Are federal regulators gunning for Facebook? Welcome to the world of media regulation, especially when Facebook is — for the most part — the only game in town.
TV networks probably remember the same feeling.
Facebook COO Sheryl Sandberg said to CNBC on Thursday: "We're open to regulation. We work with lawmakers all over the world." All this stems from continued problems the social network had with Cambridge Analytica, which got illegal access to the personal data of an estimated 50 million Facebook users.
Facebook has some 240 million U.S. monthly users, and some 2.2 billion worldwide, making it an easy target for governmental regulators worldwide.
On CNBC, Kevin O’Leary, president of O’Shares ETF Investments, said: “Where can I -- as a business in America -- get access to 2 billion [worldwide] customers that I can focus on, talk to and communicate with, have dialogue with and create a bond? There is no other place ... There is nowhere else to go.”

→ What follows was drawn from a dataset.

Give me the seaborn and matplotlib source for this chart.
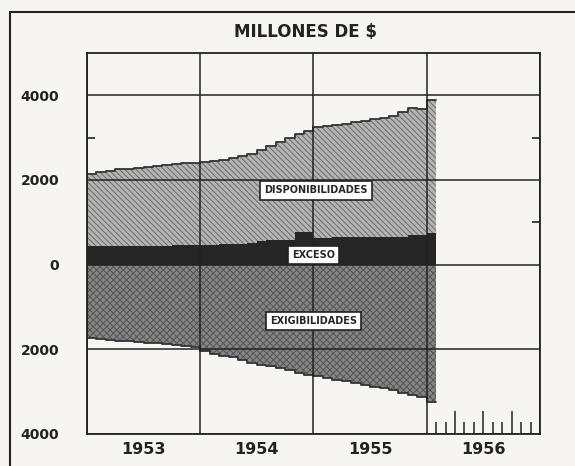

Think back to the 1960s. Wonder if major U.S. brand advertisers weren’t thinking the same thing -- that there was no media alternative to what they had.

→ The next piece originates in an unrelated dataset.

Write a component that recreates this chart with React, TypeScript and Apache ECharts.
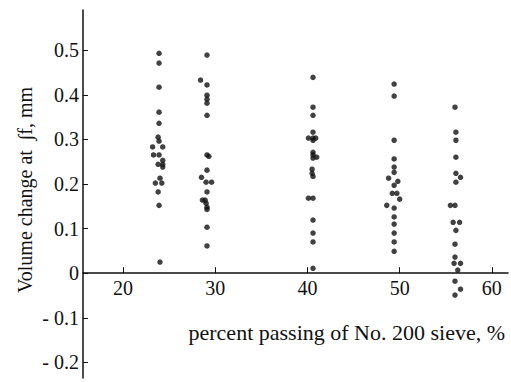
import React, { useEffect, useRef } from "react";
import * as echarts from "echarts";

const xTicks = [20, 30, 40, 50, 60];
const yTicks = [-0.2, -0.1, 0, 0.1, 0.2, 0.3, 0.4, 0.5];

// percent passing No. 200 sieve (%) for each point
const passA = [23.9, 23.9, 23.9, 23.9, 23.9, 23.8, 23.9, 23.2, 24.3, 23.3, 23.9, 24.3, 23.8, 24.3, 24.3, 24.0, 23.5, 24.2, 23.8, 23.9, 24.0];
const volA = [0.493, 0.471, 0.417, 0.361, 0.336, 0.305, 0.296, 0.283, 0.283, 0.265, 0.265, 0.253, 0.244, 0.244, 0.238, 0.213, 0.202, 0.202, 0.182, 0.152, 0.025];

const passB = [29.1, 28.4, 29.1, 29.1, 29.1, 29.1, 29.1, 29.1, 29.3, 29.1, 28.5, 29.0, 29.6, 29.1, 28.6, 28.9, 29.0, 29.1, 29.1, 29.1, 29.1];
const volB = [0.489, 0.433, 0.422, 0.399, 0.39, 0.381, 0.354, 0.265, 0.262, 0.231, 0.215, 0.204, 0.204, 0.182, 0.164, 0.164, 0.157, 0.148, 0.143, 0.103, 0.061];

const passC = [40.6, 40.6, 40.6, 40.6, 40.1, 40.6, 40.9, 40.6, 40.6, 40.6, 41.0, 40.6, 40.5, 40.5, 40.6, 40.1, 40.6, 40.6, 40.6, 40.6, 40.6];
const volC = [0.439, 0.372, 0.354, 0.316, 0.303, 0.303, 0.303, 0.298, 0.271, 0.265, 0.26, 0.258, 0.233, 0.224, 0.217, 0.168, 0.168, 0.119, 0.09, 0.07, 0.011];

const passD = [49.4, 49.4, 49.4, 49.4, 49.4, 49.4, 48.8, 49.8, 49.4, 49.2, 49.7, 50.0, 48.6, 49.4, 49.4, 49.4, 49.4, 49.4, 49.4];
const volD = [0.424, 0.397, 0.298, 0.256, 0.238, 0.226, 0.213, 0.206, 0.197, 0.179, 0.179, 0.166, 0.152, 0.146, 0.126, 0.11, 0.09, 0.07, 0.049];

const passE = [56.0, 56.1, 56.1, 56.1, 56.1, 56.6, 56.1, 55.5, 56.0, 55.8, 56.5, 56.1, 56.0, 56.0, 55.9, 56.6, 56.3, 56.0, 56.6, 56.0];
const volE = [0.372, 0.316, 0.298, 0.26, 0.224, 0.215, 0.204, 0.152, 0.152, 0.114, 0.114, 0.096, 0.065, 0.036, 0.022, 0.022, 0.007, -0.018, -0.036, -0.049];

const groups = [
  [passA, volA],
  [passB, volB],
  [passC, volC],
  [passD, volD],
  [passE, volE],
];

export default function App() {
  const ref = useRef<HTMLDivElement>(null);
  useEffect(() => {
    if (!ref.current) return;
    const chart = echarts.init(ref.current, null, { renderer: "svg" });
    const font = "'Liberation Serif', 'DejaVu Serif', serif";
    const data: number[][] = [];
    groups.forEach(([xs, ys]) => xs.forEach((x, i) => data.push([x, ys[i]])));
    const yMin = -0.235;
    const yMax = 0.59;
    const top = 10;
    const bottom = 4;
    const plotH = 382 - top - bottom;
    const zeroOffset = (plotH * (0 - yMin)) / (yMax - yMin);
    chart.setOption({
      animation: false,
      backgroundColor: "#fff",
      textStyle: { fontFamily: font },
      grid: { left: 83, right: 3, top, bottom },
      xAxis: {
        type: "value",
        min: 15.65,
        max: 61.75,
        position: "bottom",
        offset: -zeroOffset,
        splitLine: { show: false },
        axisLine: { onZero: false, lineStyle: { color: "#111", width: 1.5 } },
        axisTick: { inside: true, length: 6, customValues: xTicks, lineStyle: { color: "#111" } },
        axisLabel: {
          customValues: xTicks,
          color: "#111",
          fontFamily: font,
          fontSize: 20,
          margin: 5,
        },
      },
      yAxis: {
        type: "value",
        min: yMin,
        max: yMax,
        splitLine: { show: false },
        axisLine: { lineStyle: { color: "#111", width: 1.5 } },
        axisTick: { inside: true, length: 5, customValues: yTicks, lineStyle: { color: "#111" } },
        axisLabel: {
          customValues: yTicks,
          color: "#111",
          fontFamily: font,
          fontSize: 20,
          margin: 4,
          formatter: (v: number) => {
            const r = Math.round(v * 10) / 10;
            if (r === 0) return "0";
            if (r < 0) return "- " + Math.abs(r).toFixed(1);
            return r.toFixed(1);
          },
        },
      },
      graphic: [
        {
          type: "text",
          x: 505,
          y: 332,
          style: {
            text: "percent passing of No. 200 sieve, %",
            fill: "#111",
            font: "22px " + font,
            align: "right",
            verticalAlign: "middle",
          },
        },
        {
          type: "text",
          x: 25,
          y: 190,
          rotation: Math.PI / 2,
          style: {
            text: "Volume change at  ∫f, mm",
            fill: "#111",
            font: "20px " + font,
            align: "center",
            verticalAlign: "middle",
          },
        },
      ],
      series: [
        {
          type: "scatter",
          data,
          symbol: "circle",
          symbolSize: 5.5,
          itemStyle: { color: "#111" },
        },
      ],
    });
    return () => chart.dispose();
  }, []);
  return (
    <div
      ref={ref}
      style={{ position: "absolute", left: 0, top: 0, width: 511, height: 382 }}
    />
  );
}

Sure, there were newspapers, magazines and radio -- very strong media platforms. But did they have “sight, sound and motion” messaging for their advertisers? Nope. Yet, by the late 1980s/early 1990s, cable networks were growing, as well as local TV stations and national syndicated TV programs.

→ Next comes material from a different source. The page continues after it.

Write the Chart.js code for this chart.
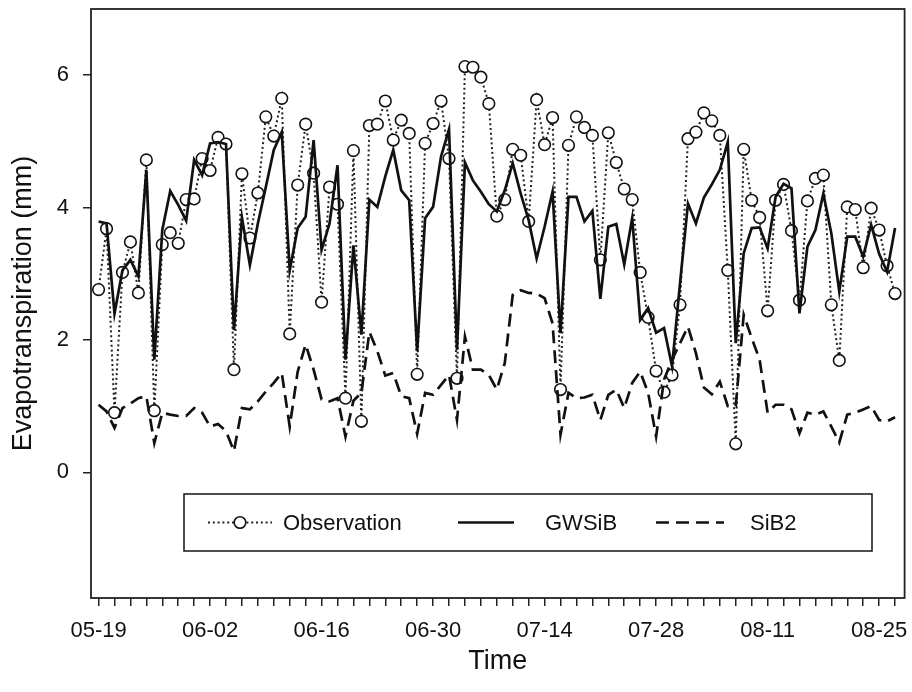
<!DOCTYPE html>
<html>
<head>
<meta charset="utf-8">
<script src="https://cdn.jsdelivr.net/npm/chart.js@4"></script>
<style>
  html, body { margin: 0; padding: 0; background: #fff; }
  #wrap { width: 912px; height: 692px; }
</style>
</head>
<body>
<div id="wrap"><canvas id="etChart" width="912" height="692"></canvas></div>
<script>
// day 0 = 05-19, one value per day
const tickLabels = ['05-19', '06-02', '06-16', '06-30', '07-14', '07-28', '08-11', '08-25'];
const yTicks = [0, 2, 4, 6];

const observation = [
  2.76, 3.68, 0.90, 3.02, 3.48, 2.71, 4.72, 0.93, 3.44, 3.62,
  3.46, 4.12, 4.13, 4.74, 4.56, 5.06, 4.96, 1.55, 4.51, 3.54,
  4.22, 5.37, 5.08, 5.65, 2.09, 4.34, 5.26, 4.52, 2.57, 4.31,
  4.05, 1.12, 4.86, 0.77, 5.24, 5.26, 5.61, 5.02, 5.32, 5.12,
  1.48, 4.97, 5.27, 5.61, 4.74, 1.42, 6.13, 6.12, 5.97, 5.57,
  3.87, 4.12, 4.88, 4.79, 3.79, 5.63, 4.95, 5.36, 1.25, 4.94,
  5.37, 5.21, 5.09, 3.21, 5.13, 4.68, 4.28, 4.12, 3.02, 2.34,
  1.53, 1.21, 1.47, 2.53, 5.04, 5.14, 5.43, 5.31, 5.09, 3.05,
  0.43, 4.88, 4.11, 3.85, 2.44, 4.11, 4.35, 3.65, 2.60, 4.10,
  4.44, 4.49, 2.53, 1.69, 4.01, 3.97, 3.09, 3.99, 3.66, 3.12,
  2.70
];

const gwsib = [
  3.79, 3.76, 2.40, 3.05, 3.21, 2.96, 4.57, 1.70, 3.66, 4.25,
  4.04, 3.80, 4.72, 4.49, 4.97, 4.99, 4.96, 2.15, 3.85, 3.13,
  3.76, 4.31, 4.87, 5.14, 3.05, 3.69, 3.86, 5.02, 3.36, 3.76,
  4.64, 1.70, 3.43, 2.08, 4.12, 4.01, 4.47, 4.87, 4.26, 4.11,
  1.83, 3.84, 4.01, 4.77, 5.18, 1.85, 4.68, 4.41, 4.24, 4.05,
  3.94, 4.26, 4.67, 4.21, 3.81, 3.23, 3.71, 4.24, 2.10, 4.16,
  4.16, 3.79, 3.95, 2.62, 3.71, 3.75, 3.14, 3.84, 2.30, 2.48,
  2.11, 2.18, 1.60, 2.85, 4.06, 3.76, 4.15, 4.35, 4.57, 4.99,
  1.95, 3.31, 3.69, 3.70, 3.38, 4.16, 4.36, 4.29, 2.40, 3.41,
  3.66, 4.21, 3.61, 2.73, 3.56, 3.56, 3.26, 3.74, 3.30, 3.03,
  3.69
];

const sib2 = [
  1.02, 0.92, 0.67, 0.97, 1.04, 1.12, 1.15, 0.44, 0.90, 0.87,
  0.85, 0.85, 0.97, 0.90, 0.69, 0.73, 0.62, 0.32, 0.97, 0.95,
  1.07, 1.22, 1.35, 1.50, 0.69, 1.52, 1.93, 1.55, 1.10, 1.07,
  1.12, 0.54, 1.08, 1.20, 2.12, 1.83, 1.46, 1.50, 1.15, 1.12,
  0.58, 1.20, 1.17, 1.32, 1.47, 0.79, 2.05, 1.55, 1.55, 1.47,
  1.25, 1.65, 2.68, 2.75, 2.71, 2.70, 2.63, 2.25, 0.57, 1.20,
  1.12, 1.13, 1.17, 0.79, 1.17, 1.25, 0.97, 1.35, 1.52, 1.20,
  0.54, 1.40, 1.70, 1.95, 2.20, 1.80, 1.28, 1.18, 1.37, 1.00,
  1.00, 2.38, 2.03, 1.70, 0.90, 1.02, 1.02, 0.95, 0.59, 0.90,
  0.87, 0.92, 0.69, 0.45, 0.87, 0.90, 0.95, 1.00, 0.79, 0.77,
  0.83
];

const FONT = "'Liberation Sans', Arial, Helvetica, sans-serif";
const INK = '#111';

const toPoints = arr => arr.map((v, i) => ({ x: i, y: v }));

// frame around the plot + legend box inside it
const framePlugin = {
  id: 'frameAndLegend',
  afterDraw(chart) {
    const { ctx, chartArea } = chart;
    ctx.save();
    ctx.strokeStyle = '#222';
    ctx.lineWidth = 1.8;
    ctx.strokeRect(chartArea.left, chartArea.top,
      chartArea.right - chartArea.left, chartArea.bottom - chartArea.top);

    // legend
    const box = { l: 184, t: 494, r: 872, b: 551 };
    ctx.lineWidth = 1.6;
    ctx.fillStyle = '#fff';
    ctx.fillRect(box.l, box.t, box.r - box.l, box.b - box.t);
    ctx.strokeRect(box.l, box.t, box.r - box.l, box.b - box.t);
    const cy = (box.t + box.b) / 2;
    const items = [
      { ds: 0, x0: 208, x1: 272, tx: 283 },
      { ds: 1, x0: 458, x1: 514, tx: 545 },
      { ds: 2, x0: 656, x1: 724, tx: 750 }
    ];
    ctx.font = '22px ' + FONT;
    ctx.textBaseline = 'middle';
    ctx.textAlign = 'left';
    items.forEach(it => {
      const ds = chart.data.datasets[it.ds];
      ctx.strokeStyle = ds.borderColor;
      ctx.lineWidth = ds.borderWidth;
      ctx.setLineDash(ds.borderDash || []);
      ctx.beginPath();
      ctx.moveTo(it.x0, cy);
      ctx.lineTo(it.x1, cy);
      ctx.stroke();
      ctx.setLineDash([]);
      if (ds.pointRadius > 0) {
        const mx = (it.x0 + it.x1) / 2;
        ctx.fillStyle = '#fff';
        ctx.beginPath();
        ctx.arc(mx, cy, ds.pointRadius, 0, Math.PI * 2);
        ctx.fill();
        ctx.strokeStyle = ds.pointBorderColor;
        ctx.lineWidth = ds.pointBorderWidth;
        ctx.stroke();
      }
      ctx.fillStyle = INK;
      ctx.fillText(ds.label, it.tx, cy + 1);
    });
    ctx.restore();
  }
};

new Chart(document.getElementById('etChart'), {
  type: 'line',
  data: {
    datasets: [
      {
        label: 'Observation',
        data: toPoints(observation),
        order: 3,
        borderColor: '#222',
        borderWidth: 2,
        borderDash: [2, 2.8],
        pointRadius: 5.8,
        pointHoverRadius: 5.8,
        pointBorderWidth: 1.6,
        pointBorderColor: '#111',
        pointBackgroundColor: '#fff',
        tension: 0
      },
      {
        label: 'GWSiB',
        data: toPoints(gwsib),
        order: 1,
        borderColor: '#111',
        borderWidth: 2.7,
        pointRadius: 0,
        tension: 0
      },
      {
        label: 'SiB2',
        data: toPoints(sib2),
        order: 2,
        borderColor: '#111',
        borderWidth: 2.7,
        borderDash: [13, 7],
        pointRadius: 0,
        tension: 0
      }
    ]
  },
  options: {
    responsive: false,
    animation: false,
    devicePixelRatio: 1,
    layout: { padding: { top: 9, right: 1, left: 0, bottom: 0 } },
    plugins: {
      legend: { display: false },
      tooltip: { enabled: false }
    },
    scales: {
      x: {
        type: 'linear',
        min: -0.95,
        max: 101.2,
        afterBuildTicks: scale => {
          const t = [];
          for (let d = 0; d <= 100; d += 2) t.push({ value: d });
          scale.ticks = t;
        },
        afterFit: scale => {
          scale.height = 94;
          scale.paddingLeft = 0;
          scale.paddingRight = 0;
        },
        grid: {
          display: true,
          drawOnChartArea: false,
          drawTicks: true,
          tickLength: 8,
          color: '#222',
          lineWidth: 1.5
        },
        border: { display: false },
        ticks: {
          autoSkip: false,
          maxRotation: 0,
          padding: 12,
          color: INK,
          font: { family: FONT, size: 22 },
          callback: v => (v % 14 === 0 ? tickLabels[v / 14] : '')
        },
        title: {
          display: true,
          text: 'Time',
          color: INK,
          font: { family: FONT, size: 27 },
          padding: { top: 0, bottom: 14 }
        }
      },
      y: {
        type: 'linear',
        min: -1.9,
        max: 7.0,
        afterBuildTicks: scale => {
          scale.ticks = yTicks.map(v => ({ value: v }));
        },
        afterFit: scale => {
          scale.width = 91;
          scale.paddingTop = 0;
          scale.paddingBottom = 0;
        },
        grid: {
          display: true,
          drawOnChartArea: false,
          drawTicks: true,
          tickLength: 8,
          color: '#222',
          lineWidth: 1.5
        },
        border: { display: false },
        ticks: {
          padding: 14,
          color: INK,
          font: { family: FONT, size: 22 },
          callback: v => String(v)
        },
        title: {
          display: true,
          text: 'Evapotranspiration (mm)',
          color: INK,
          font: { family: FONT, size: 27 },
          padding: { top: 7, bottom: 0 }
        }
      }
    }
  },
  plugins: [framePlugin]
});
</script>
</body>
</html>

As a consequence, media-buying agencies hired executives with “new media” in their titles.
Is O’Leary correct? Right now, anyway. Even with the prospect of losing big media scale, some Facebook advertisers are thinking they need to take a “pause.” Mozilla, the maker of internet browser Firefox, is doing this.
Facebook is expecting the worst, particularly when it comes to regulation around advertising.
Sandberg on CNBC: “Mark [Zuckerberg, CEO of Facebook] has said, it’s not a question of if regulation, it’s a question of what type. Right now, we are not even waiting for regulation. The most likely legislation is around ads.”
TV has rules and regulation for its advertisers; now major social media platforms will probably get it too.